Dataset extract:

-----

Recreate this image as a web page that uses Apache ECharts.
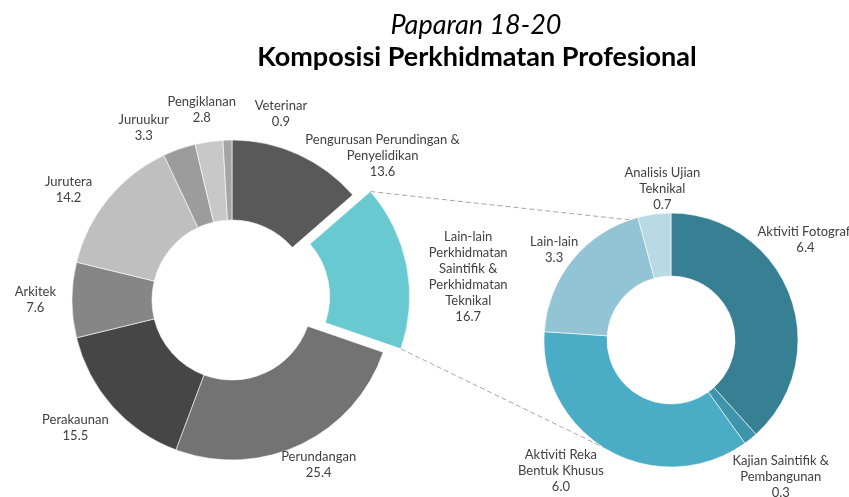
<!DOCTYPE html>
<html>
<head>
<meta charset="utf-8">
<script src="https://cdn.jsdelivr.net/npm/echarts@6/dist/echarts.min.js"></script>
<style>
  html, body { margin: 0; padding: 0; background: #fff; }
  #chart { width: 849px; height: 497px; }
</style>
</head>
<body>
<div id="chart"></div>
<script>
// data for the main donut (starting at 12 o'clock, clockwise)
const mainNames = [
  'Pengurusan Perundingan &\nPenyelidikan',
  'Lain-lain\nPerkhidmatan\nSaintifik &\nPerkhidmatan\nTeknikal',
  'Perundangan',
  'Perakaunan',
  'Arkitek',
  'Jurutera',
  'Juruukur',
  'Pengiklanan',
  'Veterinar'
];
const mainValues = [13.6, 16.7, 25.4, 15.5, 7.6, 14.2, 3.3, 2.8, 0.9];

// breakdown of "Lain-lain Perkhidmatan Saintifik & Perkhidmatan Teknikal"
const detailNames = [
  'Aktiviti Fotografi',
  'Kajian Saintifik &\nPembangunan',
  'Aktiviti Reka\nBentuk Khusus',
  'Lain-lain',
  'Analisis Ujian\nTeknikal'
];
const detailValues = [6.4, 0.3, 6.0, 3.3, 0.7];

const mainColors = ['#595959', '#69c9d1', '#737373', '#464646', '#868686', '#bfbfbf', '#9c9c9c', '#c8c8c8', '#a5a5a5'];
const detailColors = ['#377f93', '#3e94aa', '#4bacc6', '#93c4d5', '#b9d9e4'];
const explodedIndex = 1;

// layout
const mainCenter = [232, 300], mainRadius = [80, 160];
const detailCenter = [671, 340], detailRadius = [64, 127];
const explodeOffset = 18;
// label placement tweaks: [angle from top (deg, clockwise), gap], like Excel's best fit
const mainLabelFix = { 0: [39, 2], 1: [85, 20], 2: [null, 6], 5: [305, 16], 6: [334, 16], 8: [14, 16] };
const detailLabelFix = { 0: [48, 6], 1: [145, 16], 2: [217, 13], 4: [357, 0] };

const rad = d => d * Math.PI / 180;

function midAngles(values) {
  const total = values.reduce((a, b) => a + b, 0);
  let acc = 0;
  return values.map(v => {
    const m = (acc + v / 2) / total * 360;
    acc += v;
    return m;
  });
}
function edgeAngles(values, i) {
  const total = values.reduce((a, b) => a + b, 0);
  const before = values.slice(0, i).reduce((a, b) => a + b, 0);
  return [before / total * 360, (before + values[i]) / total * 360];
}

const mainMid = midAngles(mainValues);
const detailMid = midAngles(detailValues);

// centre of the pulled-out slice
const offX = explodeOffset * Math.sin(rad(mainMid[explodedIndex]));
const offY = -explodeOffset * Math.cos(rad(mainMid[explodedIndex]));
const explodedCenter = [mainCenter[0] + offX, mainCenter[1] + offY];

function labelPlacer(center, R, defGap, mids, fix) {
  return function (p) {
    const i = p.dataIndex;
    const f = fix[i] || [];
    const a = rad(f[0] != null ? f[0] : mids[i]);
    const gap = f[1] != null ? f[1] : defGap;
    const dx = Math.sin(a), dy = -Math.cos(a);
    const w = p.labelRect.width, h = p.labelRect.height;
    return {
      x: center[0] + dx * (R + gap) + dx * w / 2,
      y: center[1] + dy * (R + gap) + dy * h / 2,
      align: 'center',
      verticalAlign: 'middle'
    };
  };
}

// dashed connectors from the exploded slice to the detail donut
const [aStart, aEnd] = edgeAngles(mainValues, explodedIndex);
const ptOn = (c, r, deg) => [c[0] + r * Math.sin(rad(deg)), c[1] - r * Math.cos(rad(deg))];
const topFrom = ptOn(explodedCenter, mainRadius[1], aStart);
const botFrom = ptOn(explodedCenter, mainRadius[1], aEnd);
const topTo = ptOn(detailCenter, detailRadius[1], 341);
const botTo = ptOn(detailCenter, detailRadius[1], 199);

const labelStyle = {
  show: true,
  position: 'outside',
  fontFamily: 'Lato',
  fontSize: 13,
  lineHeight: 16,
  color: '#404040',
  formatter: p => p.name + '\n' + p.value.toFixed(1)
};
const hidden = { itemStyle: { color: 'rgba(0,0,0,0)', borderWidth: 0 }, label: { show: false } };

const baseSeries = {
  type: 'pie',
  startAngle: 90,
  clockwise: true,
  avoidLabelOverlap: false,
  silent: true,
  emphasis: { disabled: true },
  itemStyle: { borderColor: '#fff', borderWidth: 0.6 },
  label: labelStyle,
  labelLine: { show: false }
};

const chart = echarts.init(document.getElementById('chart'));
chart.setOption({
  animation: false,
  title: [
    {
      text: 'Paparan 18-20',
      left: 471, top: 7, textAlign: 'center',
      textStyle: { fontFamily: 'Lato', fontStyle: 'italic', fontWeight: 'normal', fontSize: 27, color: '#000' }
    },
    {
      text: 'Komposisi Perkhidmatan Profesional',
      left: 472, top: 39, textAlign: 'center',
      textStyle: { fontFamily: 'Lato', fontWeight: 'bold', fontSize: 27, color: '#000' }
    }
  ],
  graphic: [
    { type: 'line', z: 0, shape: { x1: topFrom[0], y1: topFrom[1], x2: topTo[0], y2: topTo[1] },
      style: { stroke: '#a6a6a6', lineWidth: 1, lineDash: [5, 3] } },
    { type: 'line', z: 0, shape: { x1: botFrom[0], y1: botFrom[1], x2: botTo[0], y2: botTo[1] },
      style: { stroke: '#a6a6a6', lineWidth: 1, lineDash: [5, 3] } }
  ],
  series: [
    // main donut, exploded slice left as a gap
    Object.assign({}, baseSeries, {
      center: mainCenter,
      radius: mainRadius,
      labelLayout: labelPlacer(mainCenter, mainRadius[1], 16, mainMid, mainLabelFix),
      data: mainNames.map((n, i) => i === explodedIndex
        ? Object.assign({ name: n, value: mainValues[i] }, hidden)
        : { name: n, value: mainValues[i], itemStyle: { color: mainColors[i] } })
    }),
    // the exploded slice, drawn from a shifted centre
    Object.assign({}, baseSeries, {
      center: explodedCenter,
      radius: mainRadius,
      labelLayout: labelPlacer(explodedCenter, mainRadius[1], 16, mainMid, mainLabelFix),
      data: mainNames.map((n, i) => i === explodedIndex
        ? { name: n, value: mainValues[i], itemStyle: { color: mainColors[i] } }
        : Object.assign({ name: n, value: mainValues[i] }, hidden))
    }),
    // detail donut
    Object.assign({}, baseSeries, {
      center: detailCenter,
      radius: detailRadius,
      labelLayout: labelPlacer(detailCenter, detailRadius[1], 0, detailMid, detailLabelFix),
      data: detailNames.map((n, i) => ({
        name: n, value: detailValues[i], itemStyle: { color: detailColors[i] }
      }))
    })
  ]
});
</script>
</body>
</html>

-----

Set exercise: Print the whole listing above once more, word for word, without its pictures.

Answer to the task:
Recreate this image as a web page that uses Apache ECharts.
<!DOCTYPE html>
<html>
<head>
<meta charset="utf-8">
<script src="https://cdn.jsdelivr.net/npm/echarts@6/dist/echarts.min.js"></script>
<style>
  html, body { margin: 0; padding: 0; background: #fff; }
  #chart { width: 849px; height: 497px; }
</style>
</head>
<body>
<div id="chart"></div>
<script>
// data for the main donut (starting at 12 o'clock, clockwise)
const mainNames = [
  'Pengurusan Perundingan &\nPenyelidikan',
  'Lain-lain\nPerkhidmatan\nSaintifik &\nPerkhidmatan\nTeknikal',
  'Perundangan',
  'Perakaunan',
  'Arkitek',
  'Jurutera',
  'Juruukur',
  'Pengiklanan',
  'Veterinar'
];
const mainValues = [13.6, 16.7, 25.4, 15.5, 7.6, 14.2, 3.3, 2.8, 0.9];

// breakdown of "Lain-lain Perkhidmatan Saintifik & Perkhidmatan Teknikal"
const detailNames = [
  'Aktiviti Fotografi',
  'Kajian Saintifik &\nPembangunan',
  'Aktiviti Reka\nBentuk Khusus',
  'Lain-lain',
  'Analisis Ujian\nTeknikal'
];
const detailValues = [6.4, 0.3, 6.0, 3.3, 0.7];

const mainColors = ['#595959', '#69c9d1', '#737373', '#464646', '#868686', '#bfbfbf', '#9c9c9c', '#c8c8c8', '#a5a5a5'];
const detailColors = ['#377f93', '#3e94aa', '#4bacc6', '#93c4d5', '#b9d9e4'];
const explodedIndex = 1;

// layout
const mainCenter = [232, 300], mainRadius = [80, 160];
const detailCenter = [671, 340], detailRadius = [64, 127];
const explodeOffset = 18;
// label placement tweaks: [angle from top (deg, clockwise), gap], like Excel's best fit
const mainLabelFix = { 0: [39, 2], 1: [85, 20], 2: [null, 6], 5: [305, 16], 6: [334, 16], 8: [14, 16] };
const detailLabelFix = { 0: [48, 6], 1: [145, 16], 2: [217, 13], 4: [357, 0] };

const rad = d => d * Math.PI / 180;

function midAngles(values) {
  const total = values.reduce((a, b) => a + b, 0);
  let acc = 0;
  return values.map(v => {
    const m = (acc + v / 2) / total * 360;
    acc += v;
    return m;
  });
}
function edgeAngles(values, i) {
  const total = values.reduce((a, b) => a + b, 0);
  const before = values.slice(0, i).reduce((a, b) => a + b, 0);
  return [before / total * 360, (before + values[i]) / total * 360];
}

const mainMid = midAngles(mainValues);
const detailMid = midAngles(detailValues);

// centre of the pulled-out slice
const offX = explodeOffset * Math.sin(rad(mainMid[explodedIndex]));
const offY = -explodeOffset * Math.cos(rad(mainMid[explodedIndex]));
const explodedCenter = [mainCenter[0] + offX, mainCenter[1] + offY];

function labelPlacer(center, R, defGap, mids, fix) {
  return function (p) {
    const i = p.dataIndex;
    const f = fix[i] || [];
    const a = rad(f[0] != null ? f[0] : mids[i]);
    const gap = f[1] != null ? f[1] : defGap;
    const dx = Math.sin(a), dy = -Math.cos(a);
    const w = p.labelRect.width, h = p.labelRect.height;
    return {
      x: center[0] + dx * (R + gap) + dx * w / 2,
      y: center[1] + dy * (R + gap) + dy * h / 2,
      align: 'center',
      verticalAlign: 'middle'
    };
  };
}

// dashed connectors from the exploded slice to the detail donut
const [aStart, aEnd] = edgeAngles(mainValues, explodedIndex);
const ptOn = (c, r, deg) => [c[0] + r * Math.sin(rad(deg)), c[1] - r * Math.cos(rad(deg))];
const topFrom = ptOn(explodedCenter, mainRadius[1], aStart);
const botFrom = ptOn(explodedCenter, mainRadius[1], aEnd);
const topTo = ptOn(detailCenter, detailRadius[1], 341);
const botTo = ptOn(detailCenter, detailRadius[1], 199);

const labelStyle = {
  show: true,
  position: 'outside',
  fontFamily: 'Lato',
  fontSize: 13,
  lineHeight: 16,
  color: '#404040',
  formatter: p => p.name + '\n' + p.value.toFixed(1)
};
const hidden = { itemStyle: { color: 'rgba(0,0,0,0)', borderWidth: 0 }, label: { show: false } };

const baseSeries = {
  type: 'pie',
  startAngle: 90,
  clockwise: true,
  avoidLabelOverlap: false,
  silent: true,
  emphasis: { disabled: true },
  itemStyle: { borderColor: '#fff', borderWidth: 0.6 },
  label: labelStyle,
  labelLine: { show: false }
};

const chart = echarts.init(document.getElementById('chart'));
chart.setOption({
  animation: false,
  title: [
    {
      text: 'Paparan 18-20',
      left: 471, top: 7, textAlign: 'center',
      textStyle: { fontFamily: 'Lato', fontStyle: 'italic', fontWeight: 'normal', fontSize: 27, color: '#000' }
    },
    {
      text: 'Komposisi Perkhidmatan Profesional',
      left: 472, top: 39, textAlign: 'center',
      textStyle: { fontFamily: 'Lato', fontWeight: 'bold', fontSize: 27, color: '#000' }
    }
  ],
  graphic: [
    { type: 'line', z: 0, shape: { x1: topFrom[0], y1: topFrom[1], x2: topTo[0], y2: topTo[1] },
      style: { stroke: '#a6a6a6', lineWidth: 1, lineDash: [5, 3] } },
    { type: 'line', z: 0, shape: { x1: botFrom[0], y1: botFrom[1], x2: botTo[0], y2: botTo[1] },
      style: { stroke: '#a6a6a6', lineWidth: 1, lineDash: [5, 3] } }
  ],
  series: [
    // main donut, exploded slice left as a gap
    Object.assign({}, baseSeries, {
      center: mainCenter,
      radius: mainRadius,
      labelLayout: labelPlacer(mainCenter, mainRadius[1], 16, mainMid, mainLabelFix),
      data: mainNames.map((n, i) => i === explodedIndex
        ? Object.assign({ name: n, value: mainValues[i] }, hidden)
        : { name: n, value: mainValues[i], itemStyle: { color: mainColors[i] } })
    }),
    // the exploded slice, drawn from a shifted centre
    Object.assign({}, baseSeries, {
      center: explodedCenter,
      radius: mainRadius,
      labelLayout: labelPlacer(explodedCenter, mainRadius[1], 16, mainMid, mainLabelFix),
      data: mainNames.map((n, i) => i === explodedIndex
        ? { name: n, value: mainValues[i], itemStyle: { color: mainColors[i] } }
        : Object.assign({ name: n, value: mainValues[i] }, hidden))
    }),
    // detail donut
    Object.assign({}, baseSeries, {
      center: detailCenter,
      radius: detailRadius,
      labelLayout: labelPlacer(detailCenter, detailRadius[1], 0, detailMid, detailLabelFix),
      data: detailNames.map((n, i) => ({
        name: n, value: detailValues[i], itemStyle: { color: detailColors[i] }
      }))
    })
  ]
});
</script>
</body>
</html>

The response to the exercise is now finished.